*Problem requirements*
In the records below, find the line containing "Generate a web page that draws this with Apache" and the line containing "-42.7, -43.2, -45.1, -42.5, -41.0, -39.5, -38.8, -36.2, -35.0];". Give again exactly those lines and every line between them, omitting the pictures.

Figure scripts
────────

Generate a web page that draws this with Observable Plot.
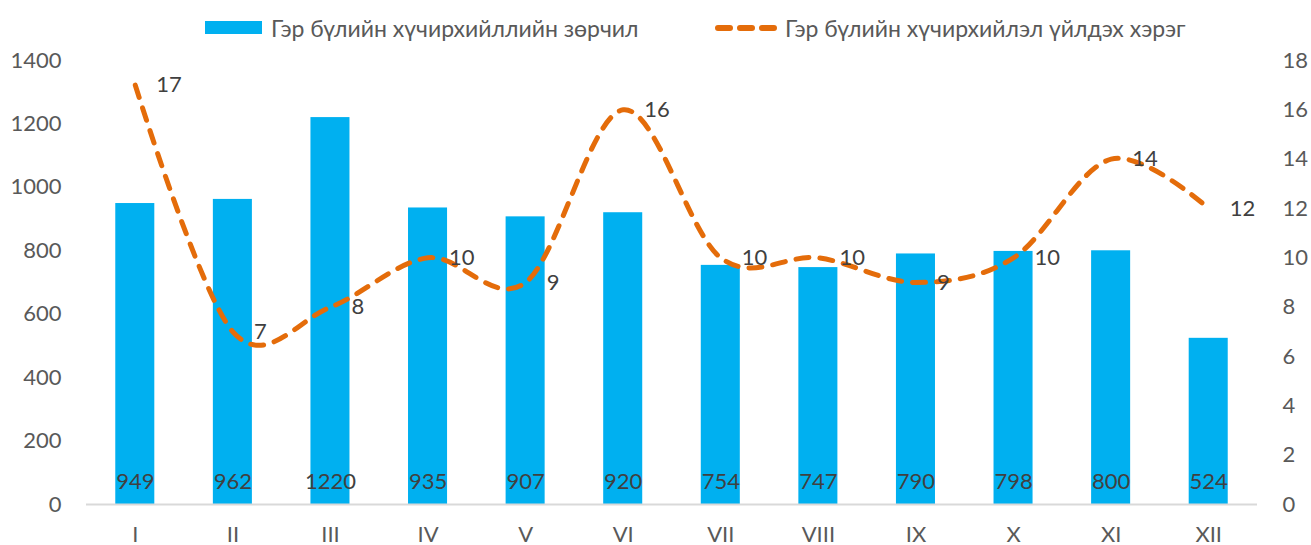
<!DOCTYPE html>
<html>
<head>
<meta charset="utf-8">
<script src="https://cdn.jsdelivr.net/npm/d3@7"></script>
<script src="https://cdn.jsdelivr.net/npm/@observablehq/plot@0.6"></script>
<style>
  body { margin: 0; background: #fff; font-family: Lato, "Noto Sans", sans-serif; }
  #legend { position: relative; width: 1311px; height: 40px; color: #595959; font-size: 23px; }
  #legend .item { position: absolute; top: 14px; height: 28px; display: flex; align-items: center; white-space: nowrap; }
  #legend svg { display: block; }
</style>
</head>
<body>
<div id="legend">
  <div class="item" style="left:205px;">
    <svg width="66" height="28"><rect x="0" y="7" width="57" height="13" fill="#00B0F0"></rect></svg>
    <span id="lg1"></span>
  </div>
  <div class="item" style="left:713px;">
    <svg width="72" height="28"><line x1="5" x2="63" y1="14" y2="14" stroke="#E46C0A" stroke-width="6" stroke-dasharray="12,10" stroke-linecap="round"></line></svg>
    <span id="lg2"></span>
  </div>
</div>
<div id="chart"></div>
<script>
const months = ["I","II","III","IV","V","VI","VII","VIII","IX","X","XI","XII"];
const violations = [949, 962, 1220, 935, 907, 920, 754, 747, 790, 798, 800, 524];
const crimes = [17, 7, 8, 10, 9, 16, 10, 10, 9, 10, 14, 12];
const leftTicks = [0, 200, 400, 600, 800, 1000, 1200, 1400];
const rightTicks = [0, 2, 4, 6, 8, 10, 12, 14, 16, 18];
const seriesNames = ["Гэр бүлийн хүчирхийллийн зөрчил", "Гэр бүлийн хүчирхийлэл үйлдэх хэрэг"];

document.getElementById("lg1").textContent = seriesNames[0];
document.getElementById("lg2").textContent = seriesNames[1];

const leftMax = 1400, rightMax = 18;
const k = leftMax / rightMax;

const bars = months.map((m, i) => ({month: m, value: violations[i]}));
const line = months.map((m, i) => ({month: m, value: crimes[i], scaled: crimes[i] * k}));

const chart = Plot.plot({
  width: 1311,
  height: 505,
  marginTop: 20,
  marginBottom: 41,
  marginLeft: 86,
  marginRight: 54,
  style: {fontFamily: "Lato, 'Noto Sans', sans-serif", fontSize: "22px", color: "#595959", background: "#fff", overflow: "visible"},
  x: {domain: months, paddingInner: 0.6, paddingOuter: 0.3, round: false, label: null},
  y: {domain: [0, leftMax], label: null},
  marks: [
    Plot.barY(bars, {x: "month", y: "value", fill: "#00B0F0"}),
    Plot.ruleY([0], {stroke: "#D9D9D9", strokeWidth: 2}),
    Plot.axisY(leftTicks, {anchor: "left", tickSize: 0, tickPadding: 25, label: null, tickFormat: d => String(d), fill: "#595959", fontSize: 22}),
    Plot.axisY(rightTicks.map(v => v * k), {anchor: "right", tickSize: 0, tickPadding: 25, label: null, tickFormat: d => String(Math.round(d / k)), fill: "#595959", textAnchor: "start", fontSize: 22}),
    Plot.axisX({tickSize: 0, tickPadding: 22, label: null, fill: "#595959", fontSize: 22}),
    Plot.text(bars, {x: "month", y: 0, text: d => String(d.value), dy: -23, fill: "#404040", fontSize: 22}),
    Plot.line(line, {x: "month", y: "scaled", stroke: "#E46C0A", strokeWidth: 5, strokeDasharray: "13,11", strokeLinecap: "round", curve: "cardinal", tension: 0}),
    Plot.text(line, {x: "month", y: "scaled", text: d => String(d.value), textAnchor: "start", dx: 21, fill: "#404040", fontSize: 22})
  ]
});
document.getElementById("chart").appendChild(chart);
</script>
</body>
</html>
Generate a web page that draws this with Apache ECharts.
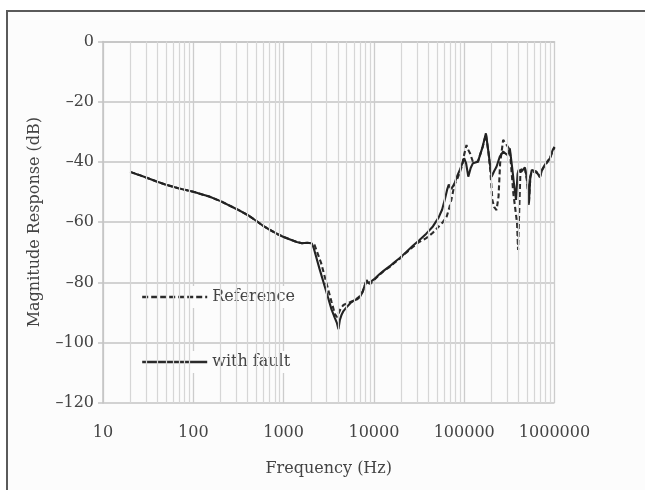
<!DOCTYPE html>
<html>
<head>
<meta charset="utf-8">
<script src="https://cdn.jsdelivr.net/npm/echarts@6/dist/echarts.min.js"></script>
<style>
  html, body { margin: 0; padding: 0; background: #ffffff; }
  #chart { width: 645px; height: 490px; }
</style>
</head>
<body>
<div id="chart"></div>
<script>
// Frequency response, magnitude in dB
var faultFreq = [20, 25, 30, 40, 50, 70, 100, 150, 200, 300, 400, 500, 600, 700, 850, 1000, 1200, 1400, 1600, 1800, 2050,
    2150, 2500, 3000, 3400, 3700, 3900, 4050, 4200, 4400, 4600, 5000, 5500, 6000, 6500, 7000, 7500, 8000, 8300, 8700, 9100,
    10000, 11500, 13000, 15000, 17000, 19500, 23000, 27000, 32000, 38000, 45000, 52000, 57000, 61000, 65000, 67500, 72000,
    78000, 83000, 90000, 94000, 100000, 105000, 111000, 118000, 125000, 142000, 160000, 174000, 186000, 201000, 215000,
    228000, 248000, 270000, 300000, 320000, 340000, 355000, 375000, 390000, 400000, 430000, 470000, 500000, 520000, 540000,
    560000, 630000, 690000, 730000, 780000, 850000, 890000, 950000, 1000000];
var faultDb = [-43.3, -44.3, -45.2, -46.6, -47.6, -48.8, -49.9, -51.5, -53.0, -55.6, -57.6, -59.6, -61.3, -62.5, -63.9, -64.9, -65.8, -66.6, -67.0, -66.8, -67.0,
    -68.5, -75.5, -83.5, -89.0, -91.8, -93.5, -95.5, -92.4, -90.6, -89.5, -88.2, -86.8, -86.0, -85.6, -84.8, -83.2, -80.5, -79.2, -80.3, -80.8,
    -79.0, -77.3, -76.0, -74.6, -73.2, -71.8, -69.8, -67.8, -65.9, -63.8, -61.4, -58.5, -55.8, -52.5, -49.0, -47.5, -49.0,
    -47.2, -44.9, -42.5, -41.0, -38.8, -40.5, -44.9, -42.0, -40.4, -39.9, -35.0, -30.5, -37.0, -44.9, -43.0,
    -41.6, -38.2, -36.6, -37.7, -35.5, -42.0, -47.0, -52.6, -44.0, -42.7, -43.2, -41.8, -46.0, -53.7, -45.0,
    -42.7, -43.2, -45.1, -42.5, -41.0, -39.5, -38.8, -36.2, -35.0];

var refFreq = [20, 25, 30, 40, 50, 70, 100, 150, 200, 300, 400, 500, 600, 700, 850, 1000, 1200, 1400, 1600, 1800, 2050,
    2200, 2600, 3000, 3400, 3700, 3900, 4100, 4300, 4600, 5000, 5500, 6000, 6500, 7000, 7500, 8000, 8300, 8700, 9100,
    10000, 11500, 13000, 15000, 17000, 19500, 23000, 27000, 32000, 38000, 45000, 52000, 58000, 64000, 68000, 72000,
    78000, 84000, 89000, 95000, 100000, 106000, 111000, 116000, 125000, 142000, 160000, 174000, 186000, 195000, 205000,
    215000, 228000, 240000, 250000, 270000, 290000, 320000, 350000, 385000, 395000, 410000, 420000, 470000, 500000, 520000,
    540000, 560000, 630000, 690000, 730000, 780000, 850000, 890000, 950000, 1000000];
var refDb = [-43.3, -44.3, -45.2, -46.6, -47.6, -48.8, -49.9, -51.5, -53.0, -55.6, -57.6, -59.6, -61.3, -62.5, -63.9, -64.9, -65.8, -66.6, -67.0, -66.8, -67.0,
    -67.5, -73.5, -80.5, -86.5, -90.5, -91.5, -90.0, -88.5, -87.5, -87.0, -86.5, -86.0, -85.3, -84.5, -83.0, -80.8, -79.5, -80.0, -80.5,
    -79.2, -77.5, -76.1, -74.8, -73.4, -72.0, -70.0, -68.2, -66.5, -65.3, -63.5, -61.5, -60.0, -58.1, -55.5, -52.6,
    -47.6, -45.5, -43.7, -41.0, -37.5, -34.4, -36.0, -37.1, -40.0, -39.9, -35.0, -30.8, -37.0, -43.0, -52.6,
    -55.0, -56.0, -51.5, -40.4, -32.7, -34.0, -36.0, -50.4, -60.3, -69.2, -52.6, -42.7, -42.0, -47.0, -54.3,
    -45.0, -43.2, -43.5, -45.0, -42.7, -41.2, -39.7, -39.0, -36.5, -35.2];

// minor log grid lines (2..9 of each decade)
var minorFreqs = [];
[10, 100, 1000, 10000, 100000].forEach(function(dec) {
    for (var k = 2; k <= 9; k++) minorFreqs.push(k * dec);
});

function pairs(xs, ys) {
    return xs.map(function(x, i) { return [x, ys[i]]; });
}

var FONT = 'DejaVu Serif';
var TEXT = '#444';
var BG = '#fcfcfc';

function legendBox(name, top, dash) {
    return {
        data: [name],
        left: 137,
        top: top,
        padding: [3, 4, 3, 4],
        backgroundColor: BG,
        itemWidth: 65,
        itemHeight: 14,
        itemStyle: { opacity: 0 },
        lineStyle: { width: 2.4, type: dash, color: '#2b2b2b' },
        textStyle: { fontFamily: FONT, fontSize: 16, color: TEXT }
    };
}

var chart = echarts.init(document.getElementById('chart'), null, { renderer: 'canvas' });
chart.setOption({
    animation: false,
    backgroundColor: '#ffffff',
    textStyle: { fontFamily: FONT, color: TEXT },
    graphic: [{
        type: 'rect',
        z: -10,
        shape: { x: 7, y: 11, width: 700, height: 600 },
        style: { fill: BG, stroke: '#5a5a5a', lineWidth: 2 }
    }],
    grid: { left: 103, right: 90.5, top: 41.4, bottom: 87 },
    legend: [legendBox('Reference', 286, [6, 3]), legendBox('with fault', 351, 'solid')],
    xAxis: {
        type: 'log',
        logBase: 10,
        min: 10,
        max: 1000000,
        interval: 1,
        name: 'Frequency (Hz)',
        nameLocation: 'middle',
        nameGap: 58,
        nameTextStyle: { fontFamily: FONT, fontSize: 16, color: TEXT },
        axisLine: { show: true, lineStyle: { color: '#c4c4c4', width: 1.5 } },
        axisTick: { show: false },
        axisLabel: {
            margin: 22,
            fontFamily: FONT, fontSize: 16, color: TEXT,
            formatter: function(v) { return String(Math.round(v)); }
        },
        splitLine: { show: true, lineStyle: { color: '#cccccc', width: 1.3 } }
    },
    yAxis: {
        type: 'value',
        min: -120,
        max: 0,
        interval: 20,
        name: 'Magnitude Response (dB)',
        nameLocation: 'middle',
        nameGap: 60,
        nameTextStyle: { fontFamily: FONT, fontSize: 16, color: TEXT },
        axisLine: { show: true, lineStyle: { color: '#c4c4c4', width: 1.5 } },
        axisTick: { show: true, length: 5, lineStyle: { color: '#c4c4c4', width: 1.5 } },
        axisLabel: {
            margin: 9,
            fontFamily: FONT, fontSize: 16, color: TEXT,
            formatter: function(v) { return v === 0 ? '0' : '\u2013' + Math.abs(v); }
        },
        splitLine: { show: true, lineStyle: { color: '#c4c4c4', width: 1.5 } }
    },
    series: [{
        name: 'grid',
        type: 'line',
        z: 1,
        silent: true,
        data: [],
        markLine: {
            silent: true,
            symbol: 'none',
            label: { show: false },
            lineStyle: { color: '#d6d6d6', type: 'solid', width: 1.2 },
            data: minorFreqs.map(function(f) { return { xAxis: f }; })
        }
    }, {
        name: 'Reference',
        type: 'line',
        z: 3,
        showSymbol: false,
        symbol: 'none',
        data: pairs(refFreq, refDb),
        lineStyle: { color: '#2b2b2b', width: 2.1, type: [5, 3] },
        itemStyle: { color: '#2b2b2b' }
    }, {
        name: 'with fault',
        type: 'line',
        z: 4,
        showSymbol: false,
        symbol: 'none',
        data: pairs(faultFreq, faultDb),
        lineStyle: { color: '#222222', width: 2.1 },
        itemStyle: { color: '#222222' }
    }]
});
</script>
</body>
</html>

────────

*Output of the task*
Generate a web page that draws this with Apache ECharts.
<!DOCTYPE html>
<html>
<head>
<meta charset="utf-8">
<script src="https://cdn.jsdelivr.net/npm/echarts@6/dist/echarts.min.js"></script>
<style>
  html, body { margin: 0; padding: 0; background: #ffffff; }
  #chart { width: 645px; height: 490px; }
</style>
</head>
<body>
<div id="chart"></div>
<script>
// Frequency response, magnitude in dB
var faultFreq = [20, 25, 30, 40, 50, 70, 100, 150, 200, 300, 400, 500, 600, 700, 850, 1000, 1200, 1400, 1600, 1800, 2050,
    2150, 2500, 3000, 3400, 3700, 3900, 4050, 4200, 4400, 4600, 5000, 5500, 6000, 6500, 7000, 7500, 8000, 8300, 8700, 9100,
    10000, 11500, 13000, 15000, 17000, 19500, 23000, 27000, 32000, 38000, 45000, 52000, 57000, 61000, 65000, 67500, 72000,
    78000, 83000, 90000, 94000, 100000, 105000, 111000, 118000, 125000, 142000, 160000, 174000, 186000, 201000, 215000,
    228000, 248000, 270000, 300000, 320000, 340000, 355000, 375000, 390000, 400000, 430000, 470000, 500000, 520000, 540000,
    560000, 630000, 690000, 730000, 780000, 850000, 890000, 950000, 1000000];
var faultDb = [-43.3, -44.3, -45.2, -46.6, -47.6, -48.8, -49.9, -51.5, -53.0, -55.6, -57.6, -59.6, -61.3, -62.5, -63.9, -64.9, -65.8, -66.6, -67.0, -66.8, -67.0,
    -68.5, -75.5, -83.5, -89.0, -91.8, -93.5, -95.5, -92.4, -90.6, -89.5, -88.2, -86.8, -86.0, -85.6, -84.8, -83.2, -80.5, -79.2, -80.3, -80.8,
    -79.0, -77.3, -76.0, -74.6, -73.2, -71.8, -69.8, -67.8, -65.9, -63.8, -61.4, -58.5, -55.8, -52.5, -49.0, -47.5, -49.0,
    -47.2, -44.9, -42.5, -41.0, -38.8, -40.5, -44.9, -42.0, -40.4, -39.9, -35.0, -30.5, -37.0, -44.9, -43.0,
    -41.6, -38.2, -36.6, -37.7, -35.5, -42.0, -47.0, -52.6, -44.0, -42.7, -43.2, -41.8, -46.0, -53.7, -45.0,
    -42.7, -43.2, -45.1, -42.5, -41.0, -39.5, -38.8, -36.2, -35.0];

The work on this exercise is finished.